1.4 Research Questions

In relation to the objectives of the study and research the following questions were answered in this study;

1. To what extent has IFRS adoption impacted on the comparability objective in Nigerian Oil and gas E&P companies?

2. In what way does adoption of IFRS affect relevance principle of making useful decision in Nigerian oil and gas E&P companies?

3. Does IFRS adoption have any effect on the clarity quality through effective communication in Nigerian oil and gas E&P companies?

1.5 Research Hypotheses

The following research hypotheses were tested in this study in relation to the objectives and research questions:

1. H01: There is no significant relationship between IFRS adoption and comparability objective of Nigerian oil and gas E&P companies

2. H02: There is no significant relationship between IFRS adoption and relevance principle of Nigerian oil and gas E&P companies

3. H03: There is no significant relationship between IFRS adoption and clarity quality requirements of Nigerian oil and gas E&P companies

1.6 Significance of the Study

This study will provide a comprehensive document that examines the impact of International Financial Reporting standards on the quality of financial statements of oil and gas E&P companies in Nigeria. It will provide a reference to justify and chronicle the benefits of the adoption of IFRS in financial statement preparation and presentation especially the enhanced comparability quality among other benefits. Users of this research will appreciate that FIRS adoption was not just to comply with regulatory directives but realize the usefulness and benefits.

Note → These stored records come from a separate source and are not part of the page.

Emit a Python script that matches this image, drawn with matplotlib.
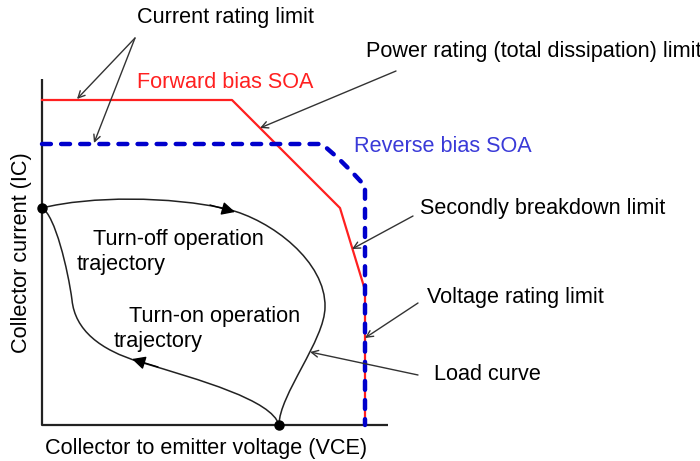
import matplotlib
matplotlib.use("Agg")
import matplotlib.pyplot as plt
from matplotlib.path import Path
import matplotlib.patches as patches

plt.rcParams['font.family'] = ['Liberation Sans', 'DejaVu Sans']

# schematic coordinates (picture pixels, y grows downwards)
axis_x = [42, 42, 388]
axis_y = [79, 425, 425]

fwd_x = [42, 232, 340, 365, 365]
fwd_y = [100, 100, 208, 290, 425]

rev_x = [42, 322, 338, 352, 365, 365]
rev_y = [144, 144, 158, 172, 186, 425]

# trajectory as cubic bezier chains: start, (c1, c2, end) ...
turn_off = [(42, 208),
            (90, 196), (170, 196), (227, 209),
            (272, 220), (326, 262), (325, 307),
            (325, 340), (279, 395), (279, 425)]
turn_on = [(279, 425),
           (272, 400), (200, 380), (140, 362),
           (100, 350), (75, 330), (72, 300),
           (68, 270), (55, 215), (42, 208)]
dots_x = [42, 279]
dots_y = [208, 425]

# labels: (text, x, y, colour)
labels = [
    ("Current rating limit", 137, 18, "black"),
    ("Forward bias SOA", 137, 83, "#ff2020"),
    ("Power rating (total dissipation) limit", 366, 52, "black"),
    ("Reverse bias SOA", 354, 146, "#3a3ad8"),
    ("Secondly breakdown limit", 420, 208, "black"),
    ("Voltage rating limit", 427, 297, "black"),
    ("Load curve", 434, 374, "black"),
    ("Turn-off operation", 93, 239, "black"),
    ("trajectory", 77, 264, "black"),
    ("Turn-on operation", 129, 316, "black"),
    ("trajectory", 114, 341, "black"),
]

# pointer arrows: (tail, head)
pointers = [
    ((135, 38), (77, 99)),
    ((135, 38), (94, 143)),
    ((396, 71), (260, 128)),
    ((413, 216), (352, 249)),
    ((418, 303), (365, 338)),
    ((418, 375), (310, 352)),
]

# flow arrows on trajectory: (tail, head)
flows = [((210, 205), (235, 212)),
         ((158, 367), (132, 359))]


def bezier_path(pts):
    codes = [Path.MOVETO] + [Path.CURVE4] * (len(pts) - 1)
    return Path(pts, codes)


fig = plt.figure(figsize=(7, 4.61), dpi=100)
ax = fig.add_axes([0, 0, 1, 1])
ax.set_xlim(0, 700)
ax.set_ylim(461, 0)
ax.axis('off')

ax.plot(axis_x, axis_y, color='#222222', lw=1.6, solid_capstyle='butt')

ax.plot(fwd_x, fwd_y, color='#ff2020', lw=1.6, zorder=3)
ax.plot(rev_x, rev_y, color='#0000cc', lw=3.2, linestyle=(0, (2.0, 2.3)),
        dash_capstyle='round', zorder=4)

for pts in (turn_off, turn_on):
    ax.add_patch(patches.PathPatch(bezier_path(pts), facecolor='none',
                                   edgecolor='#222222', lw=1.1, zorder=2))
ax.plot(dots_x, dots_y, 'o', color='black', markersize=6.5, zorder=5)

for tail, head in flows:
    ax.annotate('', xy=head, xytext=tail,
                arrowprops=dict(arrowstyle='-|>', color='black', lw=1,
                                mutation_scale=20, shrinkA=0, shrinkB=0))

for tail, head in pointers:
    ax.annotate('', xy=head, xytext=tail,
                arrowprops=dict(arrowstyle='->', color='#333333', lw=1,
                                mutation_scale=12, shrinkA=0, shrinkB=0),
                zorder=6)

for txt, x, y, c in labels:
    ax.text(x, y, txt, color=c, fontsize=15.6, ha='left', va='center')

ax.text(22, 253, "Collector current (IC)", fontsize=15.6, rotation=90,
        ha='center', va='center')
ax.text(45, 448, "Collector to emitter voltage (VCE)", fontsize=15.6,
        ha='left', va='center')

fig.savefig("out.png", dpi=100)
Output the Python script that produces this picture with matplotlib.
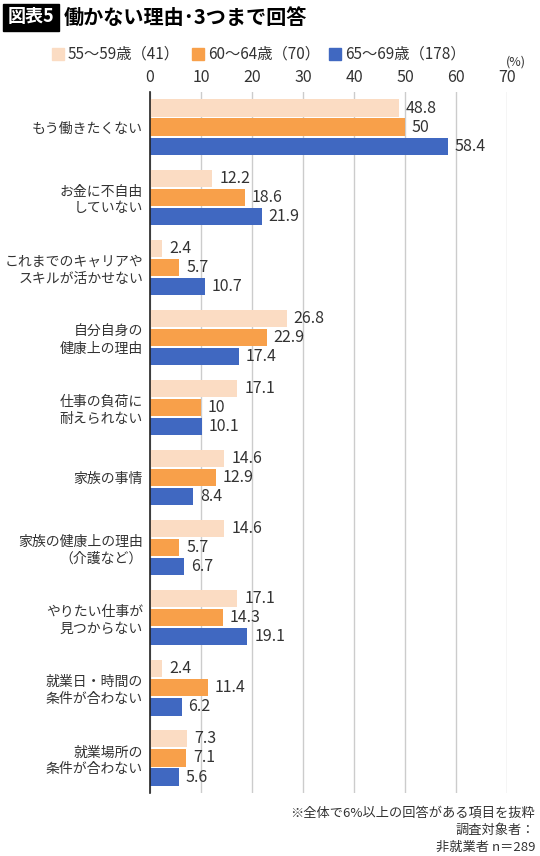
import numpy as np
import matplotlib.pyplot as plt
from matplotlib.patches import Rectangle

plt.rcParams['font.family'] = ['Noto Sans CJK JP', 'DejaVu Sans']

# Data
categories = [
    'もう働きたくない',
    'お金に不自由\nしていない',
    'これまでのキャリアや\nスキルが活かせない',
    '自分自身の\n健康上の理由',
    '仕事の負荷に\n耐えられない',
    '家族の事情',
    '家族の健康上の理由\n（介護など）',
    'やりたい仕事が\n見つからない',
    '就業日・時間の\n条件が合わない',
    '就業場所の\n条件が合わない',
]
age_55_59 = [48.8, 12.2, 2.4, 26.8, 17.1, 14.6, 14.6, 17.1, 2.4, 7.3]
age_60_64 = [50, 18.6, 5.7, 22.9, 10, 12.9, 5.7, 14.3, 11.4, 7.1]
age_65_69 = [58.4, 21.9, 10.7, 17.4, 10.1, 8.4, 6.7, 19.1, 6.2, 5.6]
series_labels = ['55〜59歳（41）', '60〜64歳（70）', '65〜69歳（178）']
colors = ['#fbdcc3', '#f8a04a', '#4068c1']

fig = plt.figure(figsize=(5.4, 8.56), dpi=100)
ax = fig.add_axes([0.2778, 0.0736, 0.6611, 0.8189])

y = np.arange(len(categories))
bar_h = 0.245
step = 0.272
text_color = '#333333'

for i, (vals, col) in enumerate(zip([age_55_59, age_60_64, age_65_69], colors)):
    pos = y + (i - 1) * step
    ax.barh(pos, vals, height=bar_h, color=col, zorder=3)
    for p, v in zip(pos, vals):
        lbl = f'{v:g}'
        ax.annotate(lbl, (v, p), xytext=(5, 0), textcoords='offset points',
                    ha='left', va='center', fontsize=11.5, color=text_color)

ax.set_xlim(0, 70)
ax.set_ylim(len(categories) - 0.5, -0.5)
ax.set_xticks(range(0, 71, 10))
ax.xaxis.tick_top()
ax.tick_params(axis='x', length=0, pad=4, labelsize=11.5, labelcolor=text_color)
ax.set_yticks(y)
ax.set_yticklabels(categories, fontsize=10, color=text_color, linespacing=1.25)
ax.tick_params(axis='y', length=0, pad=5)
ax.grid(axis='x', color='#cccccc', linewidth=1, zorder=0)
for s in ['top', 'right', 'bottom']:
    ax.spines[s].set_visible(False)
ax.spines['left'].set_color('#222222')
ax.spines['left'].set_linewidth(1.2)
ax.spines['left'].set_zorder(4)

# (%) unit
fig.text(516 / 540, 1 - 62 / 856, '(%)', ha='center', va='center', fontsize=9, color=text_color)

# Legend
leg_x = [52, 192, 329]
for lx, lab, col in zip(leg_x, series_labels, colors):
    fig.patches.append(Rectangle((lx / 540, 1 - 60 / 856), 12 / 540, 12 / 856,
                                 transform=fig.transFigure, color=col))
    fig.text((lx + 16) / 540, 1 - 54 / 856, lab, ha='left', va='center',
             fontsize=11, color=text_color)

# Title
fig.patches.append(Rectangle((3 / 540, 1 - 31 / 856), 56 / 540, 27 / 856,
                             transform=fig.transFigure, color='black'))
fig.text(31 / 540, 1 - 17 / 856, '図表5', ha='center', va='center', fontsize=13,
         fontweight='bold', color='white')
fig.text(64 / 540, 1 - 17 / 856, '働かない理由･3つまで回答', ha='left', va='center',
         fontsize=14.5, fontweight='bold', color='black')

# Notes
notes = ['※全体で6%以上の回答がある項目を抜粋', '調査対象者：', '非就業者 n＝289']
for k, t in enumerate(notes):
    fig.text(535 / 540, 1 - (813 + k * 17) / 856, t, ha='right', va='center',
             fontsize=9.5, color=text_color)

fig.savefig('out.png', dpi=100)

This study will serve as an available knowledge to researchers to aid further research and expand the knowledge of Accountants in the quality of IFRS on Financial accounts.

1.7 Scope of the Study

        This study is limited to impact of IFRS adoption on the quality of financial statements of Oil & Gas Exploration and Production Companies in Nigeria.

1.8 Operational Definition of Terms

International Financial Reporting Standard (IFRS): International Financial Reporting Standards (IFRS) are a set of accounting rules for the financial statements of public companies.

International Financial Reporting Standard (IFRS) Adoption:International Financial Reporting Standard (IFRS) Adoption is the process of applying the International Financial Reporting Standards (IFRS) as the basis for preparing and presenting financial statements.

Financial Statement:Financial statements (or financial reports) are formal records of the financial activities and position of a business, person, or other entity.